> _Code that draws figures_

****

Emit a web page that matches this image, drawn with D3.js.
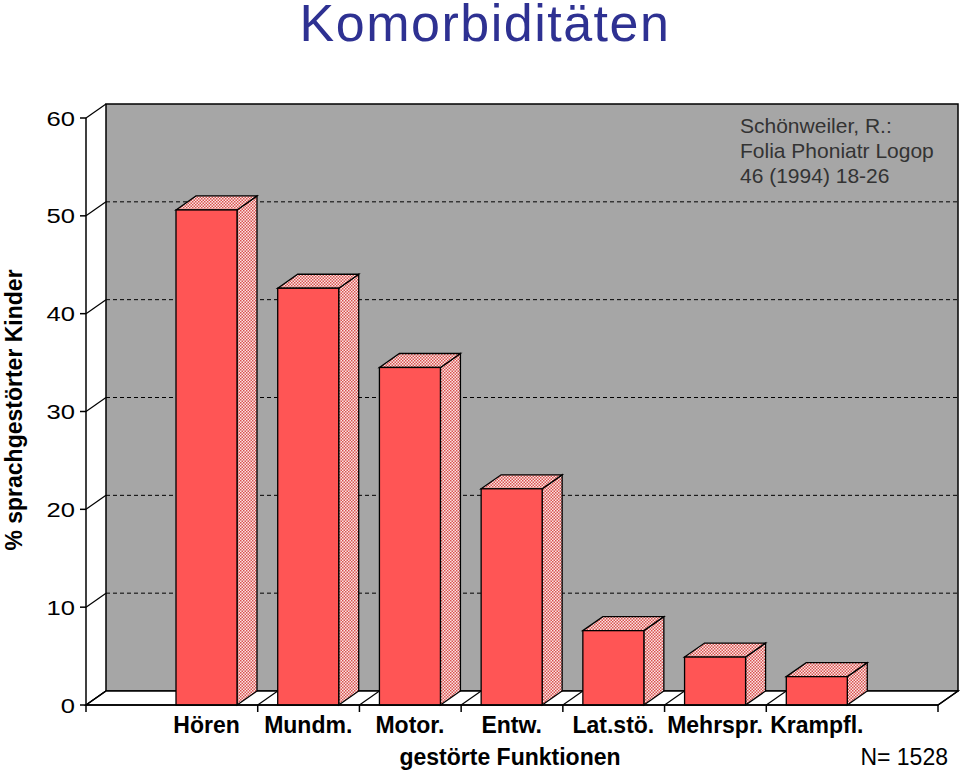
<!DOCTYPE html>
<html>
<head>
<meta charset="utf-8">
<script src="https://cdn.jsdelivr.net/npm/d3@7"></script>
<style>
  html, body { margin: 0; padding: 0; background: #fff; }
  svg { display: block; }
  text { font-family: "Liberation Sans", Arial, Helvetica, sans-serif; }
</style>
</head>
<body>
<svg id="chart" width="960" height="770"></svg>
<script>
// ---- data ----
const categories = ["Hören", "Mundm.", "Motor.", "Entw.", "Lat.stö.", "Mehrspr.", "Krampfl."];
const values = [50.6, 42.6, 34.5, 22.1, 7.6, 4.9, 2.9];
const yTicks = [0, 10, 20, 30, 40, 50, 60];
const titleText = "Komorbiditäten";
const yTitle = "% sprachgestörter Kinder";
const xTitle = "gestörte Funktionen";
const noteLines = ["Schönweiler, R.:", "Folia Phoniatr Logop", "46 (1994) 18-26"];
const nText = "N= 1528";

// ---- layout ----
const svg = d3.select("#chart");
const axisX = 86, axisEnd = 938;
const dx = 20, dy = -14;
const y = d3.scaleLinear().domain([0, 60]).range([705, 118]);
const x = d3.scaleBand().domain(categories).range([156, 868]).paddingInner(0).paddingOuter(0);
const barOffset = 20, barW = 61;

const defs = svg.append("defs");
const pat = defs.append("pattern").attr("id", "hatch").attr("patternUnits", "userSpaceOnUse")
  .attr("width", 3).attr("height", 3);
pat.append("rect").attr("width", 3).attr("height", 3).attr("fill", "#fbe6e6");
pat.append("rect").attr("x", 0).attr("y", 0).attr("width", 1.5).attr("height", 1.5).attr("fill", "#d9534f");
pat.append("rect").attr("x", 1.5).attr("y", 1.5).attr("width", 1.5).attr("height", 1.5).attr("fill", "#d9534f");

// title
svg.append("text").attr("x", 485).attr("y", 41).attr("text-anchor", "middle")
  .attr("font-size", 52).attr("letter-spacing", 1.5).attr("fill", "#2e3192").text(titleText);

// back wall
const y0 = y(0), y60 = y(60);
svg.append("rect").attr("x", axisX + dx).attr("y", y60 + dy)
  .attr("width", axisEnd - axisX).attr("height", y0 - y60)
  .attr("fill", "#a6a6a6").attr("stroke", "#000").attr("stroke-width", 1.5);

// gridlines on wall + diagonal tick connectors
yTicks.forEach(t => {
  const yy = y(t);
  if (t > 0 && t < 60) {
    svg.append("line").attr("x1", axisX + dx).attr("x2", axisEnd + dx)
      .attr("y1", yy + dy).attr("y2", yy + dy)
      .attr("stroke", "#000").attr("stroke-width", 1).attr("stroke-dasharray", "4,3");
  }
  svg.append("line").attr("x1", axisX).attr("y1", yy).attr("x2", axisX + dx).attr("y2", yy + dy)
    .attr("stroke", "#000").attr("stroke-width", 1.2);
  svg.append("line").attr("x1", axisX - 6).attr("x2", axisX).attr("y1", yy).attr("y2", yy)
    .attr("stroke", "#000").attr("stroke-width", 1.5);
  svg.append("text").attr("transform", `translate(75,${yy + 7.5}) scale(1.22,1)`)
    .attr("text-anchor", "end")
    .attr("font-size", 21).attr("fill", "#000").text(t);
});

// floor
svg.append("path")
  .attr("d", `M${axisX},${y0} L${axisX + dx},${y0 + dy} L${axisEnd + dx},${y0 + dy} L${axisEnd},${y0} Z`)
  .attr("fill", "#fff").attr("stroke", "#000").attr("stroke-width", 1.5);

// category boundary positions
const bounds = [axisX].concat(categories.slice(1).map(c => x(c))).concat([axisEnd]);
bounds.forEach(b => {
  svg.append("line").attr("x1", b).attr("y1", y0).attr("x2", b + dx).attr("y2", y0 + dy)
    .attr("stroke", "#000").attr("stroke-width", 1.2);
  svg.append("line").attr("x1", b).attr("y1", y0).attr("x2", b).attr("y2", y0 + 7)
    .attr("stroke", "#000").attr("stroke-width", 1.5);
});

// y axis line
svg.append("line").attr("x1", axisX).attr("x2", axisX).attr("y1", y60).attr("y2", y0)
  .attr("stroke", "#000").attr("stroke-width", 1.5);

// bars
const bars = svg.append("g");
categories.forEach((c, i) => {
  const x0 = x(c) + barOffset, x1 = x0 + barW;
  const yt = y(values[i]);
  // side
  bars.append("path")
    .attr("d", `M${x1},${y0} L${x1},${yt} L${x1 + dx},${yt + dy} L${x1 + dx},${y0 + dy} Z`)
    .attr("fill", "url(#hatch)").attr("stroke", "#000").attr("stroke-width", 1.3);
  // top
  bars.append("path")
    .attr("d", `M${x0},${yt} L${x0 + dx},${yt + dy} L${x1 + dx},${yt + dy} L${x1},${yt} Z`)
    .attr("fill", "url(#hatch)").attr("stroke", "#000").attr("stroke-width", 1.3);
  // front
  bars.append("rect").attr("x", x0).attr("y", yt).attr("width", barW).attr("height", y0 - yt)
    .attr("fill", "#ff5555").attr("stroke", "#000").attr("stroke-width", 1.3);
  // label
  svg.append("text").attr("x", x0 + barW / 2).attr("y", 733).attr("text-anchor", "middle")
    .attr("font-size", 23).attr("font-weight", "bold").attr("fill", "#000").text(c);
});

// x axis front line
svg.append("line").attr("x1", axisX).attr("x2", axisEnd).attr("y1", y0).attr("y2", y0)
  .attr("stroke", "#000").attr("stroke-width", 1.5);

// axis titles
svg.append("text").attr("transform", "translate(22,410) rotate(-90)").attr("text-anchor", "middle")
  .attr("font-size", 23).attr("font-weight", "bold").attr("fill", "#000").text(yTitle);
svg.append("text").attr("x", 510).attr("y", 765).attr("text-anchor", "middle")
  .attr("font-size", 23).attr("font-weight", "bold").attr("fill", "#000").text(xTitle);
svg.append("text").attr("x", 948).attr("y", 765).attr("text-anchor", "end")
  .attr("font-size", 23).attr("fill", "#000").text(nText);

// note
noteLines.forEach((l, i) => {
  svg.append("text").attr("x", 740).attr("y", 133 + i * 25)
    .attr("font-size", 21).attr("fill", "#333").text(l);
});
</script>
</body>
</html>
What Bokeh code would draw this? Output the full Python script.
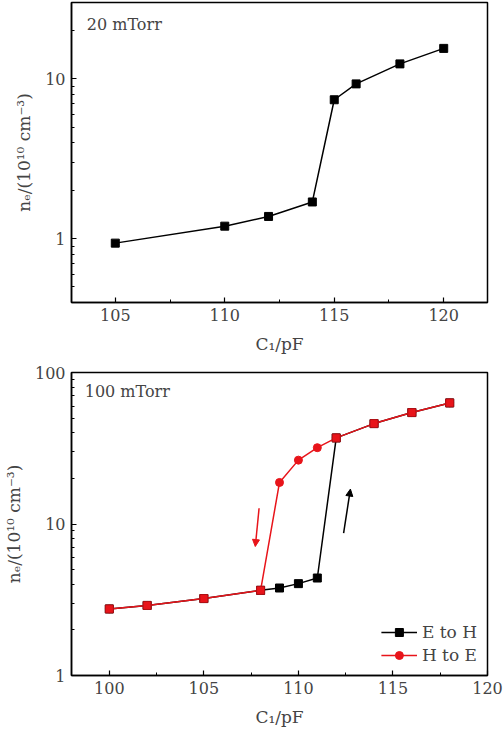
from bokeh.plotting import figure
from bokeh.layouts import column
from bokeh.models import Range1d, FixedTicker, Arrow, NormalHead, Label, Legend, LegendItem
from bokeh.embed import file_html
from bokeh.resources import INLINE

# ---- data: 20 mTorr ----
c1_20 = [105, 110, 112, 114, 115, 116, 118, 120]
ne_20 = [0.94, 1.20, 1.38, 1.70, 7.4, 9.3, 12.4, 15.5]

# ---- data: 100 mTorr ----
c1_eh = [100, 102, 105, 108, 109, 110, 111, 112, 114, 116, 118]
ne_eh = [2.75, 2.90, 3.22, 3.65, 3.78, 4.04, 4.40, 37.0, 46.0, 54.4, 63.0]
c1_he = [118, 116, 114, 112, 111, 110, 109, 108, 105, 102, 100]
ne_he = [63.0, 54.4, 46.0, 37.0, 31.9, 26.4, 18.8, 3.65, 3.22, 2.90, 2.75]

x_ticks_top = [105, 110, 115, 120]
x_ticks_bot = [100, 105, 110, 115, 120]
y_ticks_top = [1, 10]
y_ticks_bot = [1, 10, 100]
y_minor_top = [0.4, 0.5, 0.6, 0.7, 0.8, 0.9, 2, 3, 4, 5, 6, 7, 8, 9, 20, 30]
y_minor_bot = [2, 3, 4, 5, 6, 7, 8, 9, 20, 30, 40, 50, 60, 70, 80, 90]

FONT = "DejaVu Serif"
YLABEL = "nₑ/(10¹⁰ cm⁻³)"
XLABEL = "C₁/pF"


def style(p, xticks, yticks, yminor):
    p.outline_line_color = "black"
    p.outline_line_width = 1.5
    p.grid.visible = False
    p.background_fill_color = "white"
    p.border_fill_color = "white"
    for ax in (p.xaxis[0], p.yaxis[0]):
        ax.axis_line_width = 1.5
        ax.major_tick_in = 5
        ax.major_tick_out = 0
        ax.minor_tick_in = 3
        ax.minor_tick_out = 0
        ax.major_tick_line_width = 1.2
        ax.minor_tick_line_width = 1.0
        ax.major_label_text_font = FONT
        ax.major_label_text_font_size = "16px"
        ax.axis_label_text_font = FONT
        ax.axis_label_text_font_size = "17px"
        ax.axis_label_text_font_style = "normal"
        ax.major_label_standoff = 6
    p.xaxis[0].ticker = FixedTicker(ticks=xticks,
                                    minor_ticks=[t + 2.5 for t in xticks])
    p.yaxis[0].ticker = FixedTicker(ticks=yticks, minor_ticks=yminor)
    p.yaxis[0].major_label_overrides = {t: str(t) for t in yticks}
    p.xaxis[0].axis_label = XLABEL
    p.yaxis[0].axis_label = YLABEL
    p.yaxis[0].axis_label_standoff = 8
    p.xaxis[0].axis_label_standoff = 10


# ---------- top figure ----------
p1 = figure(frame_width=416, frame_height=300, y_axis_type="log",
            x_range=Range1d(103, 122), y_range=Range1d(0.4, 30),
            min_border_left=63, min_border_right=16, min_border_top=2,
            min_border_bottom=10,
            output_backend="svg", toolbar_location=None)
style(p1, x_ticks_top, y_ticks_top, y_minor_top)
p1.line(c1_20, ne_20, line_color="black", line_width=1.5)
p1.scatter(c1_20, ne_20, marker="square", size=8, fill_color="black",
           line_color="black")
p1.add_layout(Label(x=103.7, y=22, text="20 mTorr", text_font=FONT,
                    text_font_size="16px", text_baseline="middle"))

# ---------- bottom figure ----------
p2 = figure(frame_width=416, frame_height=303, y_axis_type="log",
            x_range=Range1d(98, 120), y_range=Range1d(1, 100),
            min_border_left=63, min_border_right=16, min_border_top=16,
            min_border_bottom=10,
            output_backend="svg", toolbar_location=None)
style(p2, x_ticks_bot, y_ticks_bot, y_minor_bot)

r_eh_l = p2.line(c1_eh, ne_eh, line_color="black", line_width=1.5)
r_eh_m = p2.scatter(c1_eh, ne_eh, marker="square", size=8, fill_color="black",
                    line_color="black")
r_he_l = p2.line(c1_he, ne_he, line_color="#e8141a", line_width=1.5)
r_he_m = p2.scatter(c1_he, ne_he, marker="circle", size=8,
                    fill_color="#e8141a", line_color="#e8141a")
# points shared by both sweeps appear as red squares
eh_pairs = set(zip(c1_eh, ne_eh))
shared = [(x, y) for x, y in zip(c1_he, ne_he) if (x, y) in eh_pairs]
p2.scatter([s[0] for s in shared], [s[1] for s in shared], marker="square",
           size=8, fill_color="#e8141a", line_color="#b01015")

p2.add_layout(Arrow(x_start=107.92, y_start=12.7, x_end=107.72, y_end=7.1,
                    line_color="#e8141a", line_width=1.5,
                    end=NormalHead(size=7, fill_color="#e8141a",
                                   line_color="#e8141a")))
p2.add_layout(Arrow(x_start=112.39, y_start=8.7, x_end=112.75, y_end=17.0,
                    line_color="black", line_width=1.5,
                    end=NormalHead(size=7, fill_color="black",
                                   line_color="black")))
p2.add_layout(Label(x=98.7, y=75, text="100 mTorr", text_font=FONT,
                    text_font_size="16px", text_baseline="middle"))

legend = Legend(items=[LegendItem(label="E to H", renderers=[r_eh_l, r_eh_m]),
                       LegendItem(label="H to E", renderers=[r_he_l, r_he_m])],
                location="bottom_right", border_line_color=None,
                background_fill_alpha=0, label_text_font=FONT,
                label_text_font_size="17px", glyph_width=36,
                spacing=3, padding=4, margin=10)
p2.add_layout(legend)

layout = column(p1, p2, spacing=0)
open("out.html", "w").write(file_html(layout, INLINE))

****

> _SHORT EXERCISE_
From the records above, copy exactly the stretch from the line holding "What Bokeh code" through the line holding "p.xaxis[0].axis_label_standoff = 10", both ends included, without the pictures.

> _EXERCISE ANSWER_
What Bokeh code would draw this? Output the full Python script.
from bokeh.plotting import figure
from bokeh.layouts import column
from bokeh.models import Range1d, FixedTicker, Arrow, NormalHead, Label, Legend, LegendItem
from bokeh.embed import file_html
from bokeh.resources import INLINE

# ---- data: 20 mTorr ----
c1_20 = [105, 110, 112, 114, 115, 116, 118, 120]
ne_20 = [0.94, 1.20, 1.38, 1.70, 7.4, 9.3, 12.4, 15.5]

# ---- data: 100 mTorr ----
c1_eh = [100, 102, 105, 108, 109, 110, 111, 112, 114, 116, 118]
ne_eh = [2.75, 2.90, 3.22, 3.65, 3.78, 4.04, 4.40, 37.0, 46.0, 54.4, 63.0]
c1_he = [118, 116, 114, 112, 111, 110, 109, 108, 105, 102, 100]
ne_he = [63.0, 54.4, 46.0, 37.0, 31.9, 26.4, 18.8, 3.65, 3.22, 2.90, 2.75]

x_ticks_top = [105, 110, 115, 120]
x_ticks_bot = [100, 105, 110, 115, 120]
y_ticks_top = [1, 10]
y_ticks_bot = [1, 10, 100]
y_minor_top = [0.4, 0.5, 0.6, 0.7, 0.8, 0.9, 2, 3, 4, 5, 6, 7, 8, 9, 20, 30]
y_minor_bot = [2, 3, 4, 5, 6, 7, 8, 9, 20, 30, 40, 50, 60, 70, 80, 90]

FONT = "DejaVu Serif"
YLABEL = "nₑ/(10¹⁰ cm⁻³)"
XLABEL = "C₁/pF"


def style(p, xticks, yticks, yminor):
    p.outline_line_color = "black"
    p.outline_line_width = 1.5
    p.grid.visible = False
    p.background_fill_color = "white"
    p.border_fill_color = "white"
    for ax in (p.xaxis[0], p.yaxis[0]):
        ax.axis_line_width = 1.5
        ax.major_tick_in = 5
        ax.major_tick_out = 0
        ax.minor_tick_in = 3
        ax.minor_tick_out = 0
        ax.major_tick_line_width = 1.2
        ax.minor_tick_line_width = 1.0
        ax.major_label_text_font = FONT
        ax.major_label_text_font_size = "16px"
        ax.axis_label_text_font = FONT
        ax.axis_label_text_font_size = "17px"
        ax.axis_label_text_font_style = "normal"
        ax.major_label_standoff = 6
    p.xaxis[0].ticker = FixedTicker(ticks=xticks,
                                    minor_ticks=[t + 2.5 for t in xticks])
    p.yaxis[0].ticker = FixedTicker(ticks=yticks, minor_ticks=yminor)
    p.yaxis[0].major_label_overrides = {t: str(t) for t in yticks}
    p.xaxis[0].axis_label = XLABEL
    p.yaxis[0].axis_label = YLABEL
    p.yaxis[0].axis_label_standoff = 8
    p.xaxis[0].axis_label_standoff = 10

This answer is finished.